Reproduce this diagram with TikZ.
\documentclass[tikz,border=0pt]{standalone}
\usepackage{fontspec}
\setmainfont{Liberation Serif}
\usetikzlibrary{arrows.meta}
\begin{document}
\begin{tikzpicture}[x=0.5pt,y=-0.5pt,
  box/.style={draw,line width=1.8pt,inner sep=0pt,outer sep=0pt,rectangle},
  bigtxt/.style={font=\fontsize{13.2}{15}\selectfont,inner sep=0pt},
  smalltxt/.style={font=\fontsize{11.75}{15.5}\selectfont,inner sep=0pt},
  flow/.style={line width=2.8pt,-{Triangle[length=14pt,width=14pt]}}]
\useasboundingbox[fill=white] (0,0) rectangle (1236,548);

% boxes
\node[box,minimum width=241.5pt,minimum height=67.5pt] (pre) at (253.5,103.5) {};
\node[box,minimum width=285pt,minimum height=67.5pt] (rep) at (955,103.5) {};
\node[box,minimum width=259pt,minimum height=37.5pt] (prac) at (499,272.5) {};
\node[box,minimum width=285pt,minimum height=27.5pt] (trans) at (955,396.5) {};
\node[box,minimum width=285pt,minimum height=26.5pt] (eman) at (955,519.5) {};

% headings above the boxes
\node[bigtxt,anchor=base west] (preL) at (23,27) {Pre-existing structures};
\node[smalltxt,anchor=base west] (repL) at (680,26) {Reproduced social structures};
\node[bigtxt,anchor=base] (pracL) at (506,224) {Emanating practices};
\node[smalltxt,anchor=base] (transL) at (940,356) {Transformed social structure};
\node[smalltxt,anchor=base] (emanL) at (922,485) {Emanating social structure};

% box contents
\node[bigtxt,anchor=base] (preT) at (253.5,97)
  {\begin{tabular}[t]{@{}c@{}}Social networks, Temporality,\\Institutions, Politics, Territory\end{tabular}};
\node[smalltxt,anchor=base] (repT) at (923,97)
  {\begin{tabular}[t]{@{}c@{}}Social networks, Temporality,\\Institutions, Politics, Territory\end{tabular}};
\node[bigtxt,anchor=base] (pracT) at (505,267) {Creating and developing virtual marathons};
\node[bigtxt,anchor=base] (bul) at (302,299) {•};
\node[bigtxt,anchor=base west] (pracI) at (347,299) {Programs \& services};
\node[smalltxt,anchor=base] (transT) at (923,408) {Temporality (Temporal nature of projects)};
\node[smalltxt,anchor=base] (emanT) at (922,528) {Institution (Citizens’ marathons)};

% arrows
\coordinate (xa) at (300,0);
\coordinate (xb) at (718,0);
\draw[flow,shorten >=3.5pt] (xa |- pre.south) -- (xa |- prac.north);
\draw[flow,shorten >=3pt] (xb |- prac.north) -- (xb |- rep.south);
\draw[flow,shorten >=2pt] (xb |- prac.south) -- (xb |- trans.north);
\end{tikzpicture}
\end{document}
:::::
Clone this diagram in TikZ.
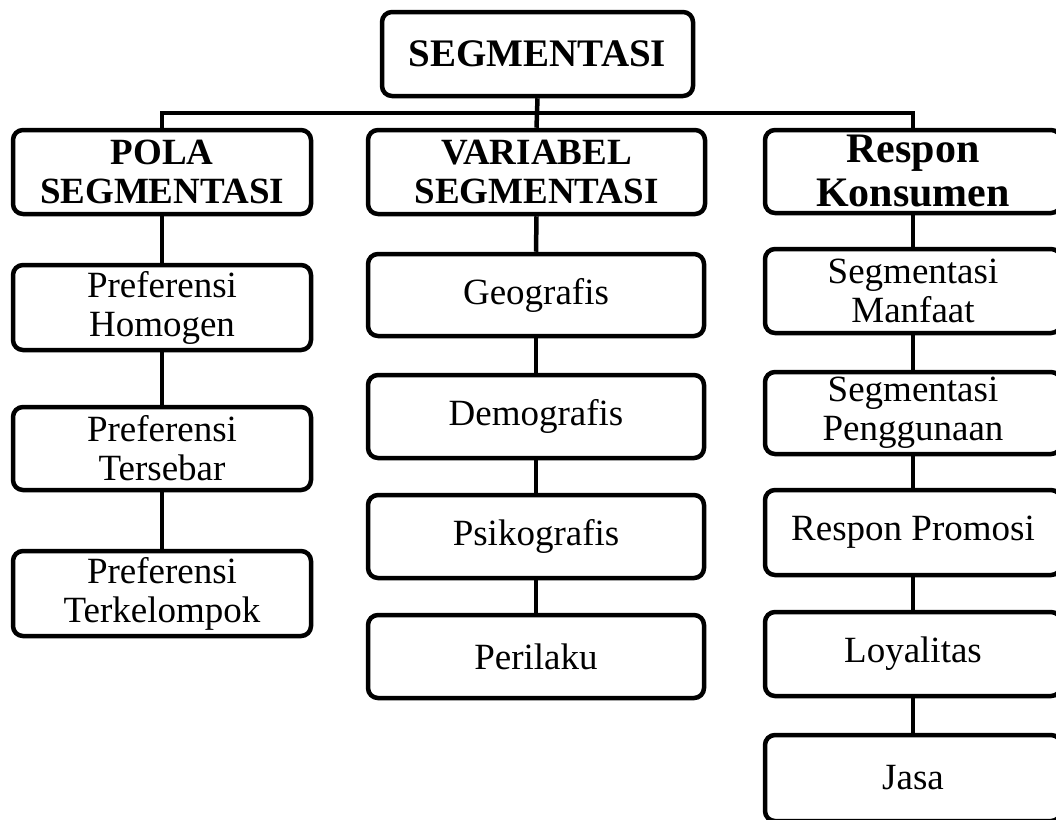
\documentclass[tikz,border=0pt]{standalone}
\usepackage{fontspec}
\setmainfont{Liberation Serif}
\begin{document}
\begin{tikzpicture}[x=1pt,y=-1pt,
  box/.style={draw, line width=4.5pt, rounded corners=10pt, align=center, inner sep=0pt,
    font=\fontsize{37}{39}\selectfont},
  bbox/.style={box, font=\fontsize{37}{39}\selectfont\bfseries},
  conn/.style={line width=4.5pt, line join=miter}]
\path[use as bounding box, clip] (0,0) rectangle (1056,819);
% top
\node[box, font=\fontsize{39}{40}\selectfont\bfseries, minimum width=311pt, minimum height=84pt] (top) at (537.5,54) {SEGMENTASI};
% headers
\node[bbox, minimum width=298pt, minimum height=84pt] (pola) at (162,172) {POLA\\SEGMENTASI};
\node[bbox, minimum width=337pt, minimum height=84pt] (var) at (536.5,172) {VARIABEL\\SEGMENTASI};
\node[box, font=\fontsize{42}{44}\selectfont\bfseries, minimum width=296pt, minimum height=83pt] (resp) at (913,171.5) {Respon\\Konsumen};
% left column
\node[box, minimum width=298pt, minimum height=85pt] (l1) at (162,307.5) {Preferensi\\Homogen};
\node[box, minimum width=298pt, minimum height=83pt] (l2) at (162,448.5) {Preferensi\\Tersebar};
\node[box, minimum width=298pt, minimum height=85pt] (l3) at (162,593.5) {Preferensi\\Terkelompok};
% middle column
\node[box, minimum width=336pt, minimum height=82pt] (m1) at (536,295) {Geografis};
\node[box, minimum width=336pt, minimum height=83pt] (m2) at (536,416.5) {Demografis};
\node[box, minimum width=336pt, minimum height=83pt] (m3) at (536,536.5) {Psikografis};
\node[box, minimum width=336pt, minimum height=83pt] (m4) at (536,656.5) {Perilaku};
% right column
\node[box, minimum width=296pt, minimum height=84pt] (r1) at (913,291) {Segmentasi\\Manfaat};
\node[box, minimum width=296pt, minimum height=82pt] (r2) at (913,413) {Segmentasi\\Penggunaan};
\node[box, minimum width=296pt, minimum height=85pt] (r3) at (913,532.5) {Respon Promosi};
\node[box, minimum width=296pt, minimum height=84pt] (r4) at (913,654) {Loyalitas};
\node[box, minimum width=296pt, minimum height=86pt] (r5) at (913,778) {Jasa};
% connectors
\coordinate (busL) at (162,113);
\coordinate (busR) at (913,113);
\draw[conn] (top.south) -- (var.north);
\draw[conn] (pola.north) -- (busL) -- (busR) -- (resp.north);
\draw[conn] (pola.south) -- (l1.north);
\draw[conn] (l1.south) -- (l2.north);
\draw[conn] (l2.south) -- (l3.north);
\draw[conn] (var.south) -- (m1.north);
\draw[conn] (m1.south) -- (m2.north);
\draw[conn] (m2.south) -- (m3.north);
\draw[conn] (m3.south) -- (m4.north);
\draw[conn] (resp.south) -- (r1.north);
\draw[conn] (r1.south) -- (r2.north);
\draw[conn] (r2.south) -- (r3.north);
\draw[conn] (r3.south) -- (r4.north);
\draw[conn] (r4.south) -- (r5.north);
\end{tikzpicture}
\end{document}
:::::
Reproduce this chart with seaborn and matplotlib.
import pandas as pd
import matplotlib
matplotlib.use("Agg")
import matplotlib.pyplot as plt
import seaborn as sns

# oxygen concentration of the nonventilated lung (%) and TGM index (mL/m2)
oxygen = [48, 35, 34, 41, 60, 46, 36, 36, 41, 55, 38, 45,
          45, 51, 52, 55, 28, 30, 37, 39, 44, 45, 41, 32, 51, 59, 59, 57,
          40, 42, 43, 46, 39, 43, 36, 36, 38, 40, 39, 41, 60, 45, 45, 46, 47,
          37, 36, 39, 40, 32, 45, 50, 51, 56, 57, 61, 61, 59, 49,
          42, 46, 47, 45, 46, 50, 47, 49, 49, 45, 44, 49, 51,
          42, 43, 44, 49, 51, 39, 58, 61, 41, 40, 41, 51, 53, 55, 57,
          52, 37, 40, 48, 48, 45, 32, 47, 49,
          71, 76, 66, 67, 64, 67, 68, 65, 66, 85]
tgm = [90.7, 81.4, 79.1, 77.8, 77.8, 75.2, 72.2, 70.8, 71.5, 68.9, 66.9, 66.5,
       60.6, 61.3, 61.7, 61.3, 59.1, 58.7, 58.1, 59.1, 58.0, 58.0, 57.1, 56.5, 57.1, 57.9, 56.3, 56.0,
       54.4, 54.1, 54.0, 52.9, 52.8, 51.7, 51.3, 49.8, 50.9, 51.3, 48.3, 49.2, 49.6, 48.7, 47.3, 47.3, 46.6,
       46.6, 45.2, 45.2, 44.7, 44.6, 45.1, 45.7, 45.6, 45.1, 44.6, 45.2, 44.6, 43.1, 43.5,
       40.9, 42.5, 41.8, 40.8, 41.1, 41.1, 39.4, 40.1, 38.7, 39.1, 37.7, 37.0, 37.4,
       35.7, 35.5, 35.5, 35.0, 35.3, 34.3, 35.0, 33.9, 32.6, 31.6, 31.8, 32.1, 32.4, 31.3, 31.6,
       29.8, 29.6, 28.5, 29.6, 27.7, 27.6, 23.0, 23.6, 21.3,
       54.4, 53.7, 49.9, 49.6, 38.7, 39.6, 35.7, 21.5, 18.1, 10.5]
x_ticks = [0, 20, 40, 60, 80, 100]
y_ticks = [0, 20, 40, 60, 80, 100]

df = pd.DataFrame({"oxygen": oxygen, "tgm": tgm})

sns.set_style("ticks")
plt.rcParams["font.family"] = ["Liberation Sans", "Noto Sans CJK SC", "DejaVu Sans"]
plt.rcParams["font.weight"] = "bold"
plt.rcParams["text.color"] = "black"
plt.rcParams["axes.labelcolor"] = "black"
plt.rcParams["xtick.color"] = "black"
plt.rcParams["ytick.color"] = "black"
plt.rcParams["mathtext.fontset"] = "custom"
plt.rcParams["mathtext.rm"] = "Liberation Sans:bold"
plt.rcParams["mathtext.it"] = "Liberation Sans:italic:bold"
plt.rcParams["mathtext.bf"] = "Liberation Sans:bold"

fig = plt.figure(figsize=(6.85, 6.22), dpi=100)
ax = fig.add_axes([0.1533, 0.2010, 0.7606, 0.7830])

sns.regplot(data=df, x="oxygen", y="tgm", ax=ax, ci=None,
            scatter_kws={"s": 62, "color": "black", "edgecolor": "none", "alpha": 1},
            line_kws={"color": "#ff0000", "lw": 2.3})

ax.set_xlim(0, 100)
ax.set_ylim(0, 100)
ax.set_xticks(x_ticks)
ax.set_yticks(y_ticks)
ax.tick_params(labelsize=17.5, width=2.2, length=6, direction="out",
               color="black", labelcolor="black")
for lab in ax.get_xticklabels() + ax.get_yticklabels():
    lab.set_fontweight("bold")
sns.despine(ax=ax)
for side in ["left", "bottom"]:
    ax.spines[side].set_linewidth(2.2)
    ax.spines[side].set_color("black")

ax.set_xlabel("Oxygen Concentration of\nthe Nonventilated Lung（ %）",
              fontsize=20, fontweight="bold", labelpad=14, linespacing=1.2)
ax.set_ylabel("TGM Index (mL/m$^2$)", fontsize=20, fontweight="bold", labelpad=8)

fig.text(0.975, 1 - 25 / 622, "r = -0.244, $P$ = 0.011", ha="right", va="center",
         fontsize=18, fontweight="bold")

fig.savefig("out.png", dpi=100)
:::::
Problem to solve: Retype exactly, and only, the lines from the one containing "Reproduce this chart" through the one containing "import seaborn as sns", both included.

Task solution:
Reproduce this chart with seaborn and matplotlib.
import pandas as pd
import matplotlib
matplotlib.use("Agg")
import matplotlib.pyplot as plt
import seaborn as sns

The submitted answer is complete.